Cooking with grills and stoves

Stoves, barbecues, campfires… although fun and key to the camping experience their flames and heat sources are hazardous and should be treated with respect.

On the site
On well-organised sites, pitches will probably be marked out or campers advised on maintaining a safe distance between tents but pitching can be something of a free-for-all. If you’re told to ‘squeeze in between those tents’ maybe you should look for another site. Read and follow the site’s fire regulations and know where fire-fighting equipment and alarm are located, plus where to find the nearest phone if mobile signals are dodgy.

In the tent
• Don’t use naked flames, including candles, in or near your tent.
• Smoking in a tent is a fire risk.
• Keep matches and lighters away from children.
• Gas cylinders and flammable liquids should be kept outside the tent and away from children.
• Keep a bucket of water and a fire blanket handy; an extinguisher is worth its weight in gold.
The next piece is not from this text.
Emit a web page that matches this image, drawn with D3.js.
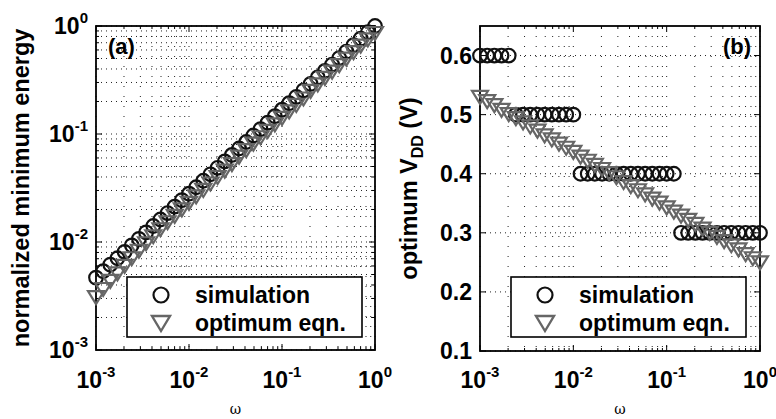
<!DOCTYPE html>
<html>
<head>
<meta charset="utf-8">
<script src="https://cdn.jsdelivr.net/npm/d3@7"></script>
<style>
  body { margin: 0; background: #fff; }
  svg { display: block; font-family: "Liberation Sans", Arial, sans-serif; font-weight: bold; }
</style>
</head>
<body>
<div class="chart"></div>
<script>
// sample points (log spaced, 1e-3 .. 1)
var omega = [0.001000, 0.001194, 0.001425, 0.001701, 0.002031, 0.002424, 0.002894, 0.003455, 0.004125, 0.004924,
             0.005878, 0.007017, 0.008377, 0.01000, 0.01194, 0.01425, 0.01701, 0.02031, 0.02424, 0.02894,
             0.03455, 0.04125, 0.04924, 0.05878, 0.07017, 0.08377, 0.1000, 0.1194, 0.1425, 0.1701,
             0.2031, 0.2424, 0.2894, 0.3455, 0.4125, 0.4924, 0.5878, 0.7017, 0.8377, 1.000];

// panel (a): normalized minimum energy
var energySim = [0.00468, 0.00537, 0.00617, 0.00707, 0.00811, 0.00931, 0.01069, 0.01227, 0.01407, 0.01615,
                 0.01854, 0.02128, 0.02443, 0.02800, 0.03214, 0.03690, 0.04236, 0.04863, 0.05572, 0.06397,
                 0.07345, 0.08433, 0.09683, 0.1109, 0.1274, 0.1462, 0.1679, 0.1928, 0.2208, 0.2535,
                 0.2911, 0.3342, 0.3837, 0.4395, 0.5047, 0.5794, 0.6653, 0.7638, 0.8750, 1.000];
var energyEqn = [0.00309, 0.00367, 0.00437, 0.00512, 0.00601, 0.00707, 0.00830, 0.00974, 0.01131, 0.01313,
                 0.01524, 0.01749, 0.02008, 0.02302, 0.02642, 0.03033, 0.03482, 0.03997, 0.04580, 0.05258,
                 0.06177, 0.07092, 0.08143, 0.09327, 0.1071, 0.1230, 0.1412, 0.1621, 0.1857, 0.2132,
                 0.2506, 0.2877, 0.3304, 0.3784, 0.4345, 0.4989, 0.5728, 0.6576, 0.7534, 0.8610];

// panel (b): optimum VDD (V)
var vddSim = [0.6, 0.6, 0.6, 0.6, 0.6, 0.5, 0.5, 0.5, 0.5, 0.5,
              0.5, 0.5, 0.5, 0.5, 0.4, 0.4, 0.4, 0.4, 0.4, 0.4,
              0.4, 0.4, 0.4, 0.4, 0.4, 0.4, 0.4, 0.4, 0.3, 0.3,
              0.3, 0.3, 0.3, 0.3, 0.3, 0.3, 0.3, 0.3, 0.3, 0.3];
var vddEqn = [0.530, 0.523, 0.516, 0.508, 0.501, 0.494, 0.487, 0.480, 0.473, 0.465,
              0.458, 0.451, 0.444, 0.437, 0.429, 0.422, 0.415, 0.408, 0.401, 0.394,
              0.386, 0.379, 0.372, 0.365, 0.358, 0.351, 0.343, 0.336, 0.329, 0.322,
              0.315, 0.307, 0.300, 0.293, 0.286, 0.279, 0.272, 0.264, 0.257, 0.250];

var decadeExps = [-3, -2, -1, 0];
var vddTicks = [0.1, 0.2, 0.3, 0.4, 0.5, 0.6];
var seriesNames = ["simulation", "optimum eqn."];
var xLabel = "\u03c9";

var svgWidth = 776;
var svgHeight = 419;

var svg = d3.select(".chart")
  .append("svg")
  .attr("width", svgWidth)
  .attr("height", svgHeight);

svg.append("rect").attr("width", svgWidth).attr("height", svgHeight).attr("fill", "#fff");

var circleColor = "#111";
var triColor = "#666";
var triPath = "M-8,-6L8,-6L0,7Z";

// one panel
function drawPanel(p) {
  var g = svg.append("g");
  var x = p.x, y = p.y;
  var x0 = x.range()[0], x1 = x.range()[1];
  var y0 = y.range()[0], y1 = y.range()[1];

  // dotted grid
  var xGrid = x.ticks();
  g.selectAll(".vgrid").data(xGrid).enter().append("line")
    .attr("x1", function(d) { return x(d); })
    .attr("x2", function(d) { return x(d); })
    .attr("y1", y1).attr("y2", y0)
    .attr("stroke", "#222").attr("stroke-width", 1)
    .attr("stroke-dasharray", "1,9");
  g.selectAll(".hgrid").data(p.yGrid).enter().append("line")
    .attr("x1", x0).attr("x2", x1)
    .attr("y1", function(d) { return y(d); })
    .attr("y2", function(d) { return y(d); })
    .attr("stroke", "#222").attr("stroke-width", 1)
    .attr("stroke-dasharray", "1,4");

  // inward ticks, minor on log axes
  var major = decadeExps.map(function(e) { return Math.pow(10, e); });
  xGrid.forEach(function(d) {
    var len = major.some(function(m) { return Math.abs(m - d) / d < 1e-6; }) ? 6 : 3;
    g.append("line").attr("x1", x(d)).attr("x2", x(d)).attr("y1", y0).attr("y2", y0 - len)
      .attr("stroke", "#000").attr("stroke-width", 1);
    g.append("line").attr("x1", x(d)).attr("x2", x(d)).attr("y1", y1).attr("y2", y1 + len)
      .attr("stroke", "#000").attr("stroke-width", 1);
  });
  p.yGrid.forEach(function(d) {
    var len = p.yMajor.some(function(m) { return Math.abs(m - d) / d < 1e-6; }) ? 6 : 3;
    g.append("line").attr("x1", x0).attr("x2", x0 + len).attr("y1", y(d)).attr("y2", y(d))
      .attr("stroke", "#000").attr("stroke-width", 1);
    g.append("line").attr("x1", x1).attr("x2", x1 - len).attr("y1", y(d)).attr("y2", y(d))
      .attr("stroke", "#000").attr("stroke-width", 1);
  });

  // box
  g.append("rect")
    .attr("x", x0).attr("y", y1)
    .attr("width", x1 - x0).attr("height", y0 - y1)
    .attr("fill", "none").attr("stroke", "#000").attr("stroke-width", 1.8);

  // x tick labels 10^k
  decadeExps.forEach(function(e) {
    var t = g.append("text")
      .attr("x", x(Math.pow(10, e)))
      .attr("y", 388)
      .attr("text-anchor", "middle")
      .style("font-size", "23px");
    t.append("tspan").text("10");
    t.append("tspan").attr("dy", -11).style("font-size", "15px").text(e === 0 ? "0" : "-" + (-e));
  });

  // y tick labels
  p.yLabels(g);

  // axis titles
  g.append("text")
    .attr("x", (x0 + x1) / 2)
    .attr("y", 414)
    .attr("text-anchor", "middle")
    .style("font-family", "'DejaVu Serif', serif")
    .style("font-weight", "normal")
    .style("font-size", "14px")
    .text(xLabel);

  var yt = g.append("text")
    .attr("transform", "translate(" + p.yTitleX + "," + ((y0 + y1) / 2) + ") rotate(-90)")
    .attr("text-anchor", "middle")
    .style("font-size", "23.5px");
  p.yTitle(yt);

  // panel tag
  g.append("text").attr("x", p.tagX).attr("y", 54).style("font-size", "22px").text(p.tag);

  // markers
  g.selectAll(".sim").data(omega).enter().append("circle")
    .attr("cx", function(d) { return x(d); })
    .attr("cy", function(d, i) { return y(p.sim[i]); })
    .attr("r", 6.8)
    .attr("fill", "none").attr("stroke", circleColor).attr("stroke-width", 2.2);
  g.selectAll(".eqn").data(omega).enter().append("path")
    .attr("transform", function(d, i) { return "translate(" + x(d) + "," + y(p.eqn[i]) + ")"; })
    .attr("d", triPath)
    .attr("fill", "none").attr("stroke", triColor).attr("stroke-width", 2.2);

  // legend
  var lg = g.append("g").attr("transform", "translate(" + p.legX + ",277)");
  lg.append("rect").attr("width", 235).attr("height", 60)
    .attr("fill", "#fff").attr("stroke", "#000").attr("stroke-width", 1.6);
  lg.append("circle").attr("cx", 34).attr("cy", 18).attr("r", 7.5)
    .attr("fill", "none").attr("stroke", circleColor).attr("stroke-width", 2.2);
  lg.append("path").attr("transform", "translate(34,46)").attr("d", "M-9,-7L9,-7L0,8Z")
    .attr("fill", "none").attr("stroke", triColor).attr("stroke-width", 2.4);
  lg.append("text").attr("x", 68).attr("y", 26).style("font-size", "23px").text(seriesNames[0]);
  lg.append("text").attr("x", 68).attr("y", 54).style("font-size", "23px").text(seriesNames[1]);
}

// (a)
var xA = d3.scaleLog().domain([1e-3, 1]).range([96, 375]);
var yA = d3.scaleLog().domain([1e-3, 1]).range([350, 26]);
drawPanel({
  x: xA, y: yA,
  sim: energySim, eqn: energyEqn,
  yGrid: yA.ticks(),
  yMajor: decadeExps.map(function(e) { return Math.pow(10, e); }),
  yLabels: function(g) {
    decadeExps.forEach(function(e) {
      var t = g.append("text")
        .attr("x", 88)
        .attr("y", yA(Math.pow(10, e)) + 8)
        .attr("text-anchor", "end")
        .style("font-size", "23px");
      t.append("tspan").text("10");
      t.append("tspan").attr("dy", -11).style("font-size", "15px").text(e === 0 ? "0" : "-" + (-e));
    });
  },
  yTitleX: 29,
  yTitle: function(t) { t.text("normalized minimum energy"); },
  tag: "(a)", tagX: 108,
  legX: 127
});

// (b)
var xB = d3.scaleLog().domain([1e-3, 1]).range([480, 760]);
var yB = d3.scaleLinear().domain([0.1, 0.65]).range([351, 26]);
drawPanel({
  x: xB, y: yB,
  sim: vddSim, eqn: vddEqn,
  yGrid: vddTicks,
  yMajor: vddTicks,
  yLabels: function(g) {
    g.selectAll(".ylab").data(vddTicks).enter().append("text")
      .attr("x", 472)
      .attr("y", function(d) { return yB(d) + 8; })
      .attr("text-anchor", "end")
      .style("font-size", "23px")
      .text(function(d) { return d3.format(".1f")(d); });
  },
  yTitleX: 417,
  yTitle: function(t) {
    t.append("tspan").text("optimum V");
    t.append("tspan").attr("dy", 6).style("font-size", "16px").text("DD");
    t.append("tspan").attr("dy", -6).text(" (V)");
  },
  tag: "(b)", tagX: 723,
  legX: 511
});
</script>
</body>
</html>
Know how to use them.
• Don’t use cooking appliances anywhere near walls and roof or where they can be bumped into and knocked over.
• Keep your cooking area clear of flammable material, like cooking oil.

Barbecues
• Check that your barbecue is in good working order.
• Make sure your barbecue site is on level ground and that the barbecue is stable.
• Keep water handy to damp down flames and coals.
• Don’t overload your barbecue with lighter fluid or charcoal.
• Never spray lighting fuel on warm coals – it will flash back.
• Make sure children and pets stay away from the barbecue.
• Don’t leave barbecues unattended.
• Make sure the barbecue is cool before packing away or disposing of the coals.
• NEVER bring a barbecue into the tent to use for cooking or heating. It is a fire hazard and anything with a naked flame creates carbon monoxide – death by poisoning is a real hazard.

Finally:
• Make sure you know how to put out a clothing fire – if your clothes catch file: STOP still – don’t run – and cover your face with your hands; DROP down to the ground; ROLL your body over and over to put out the flames.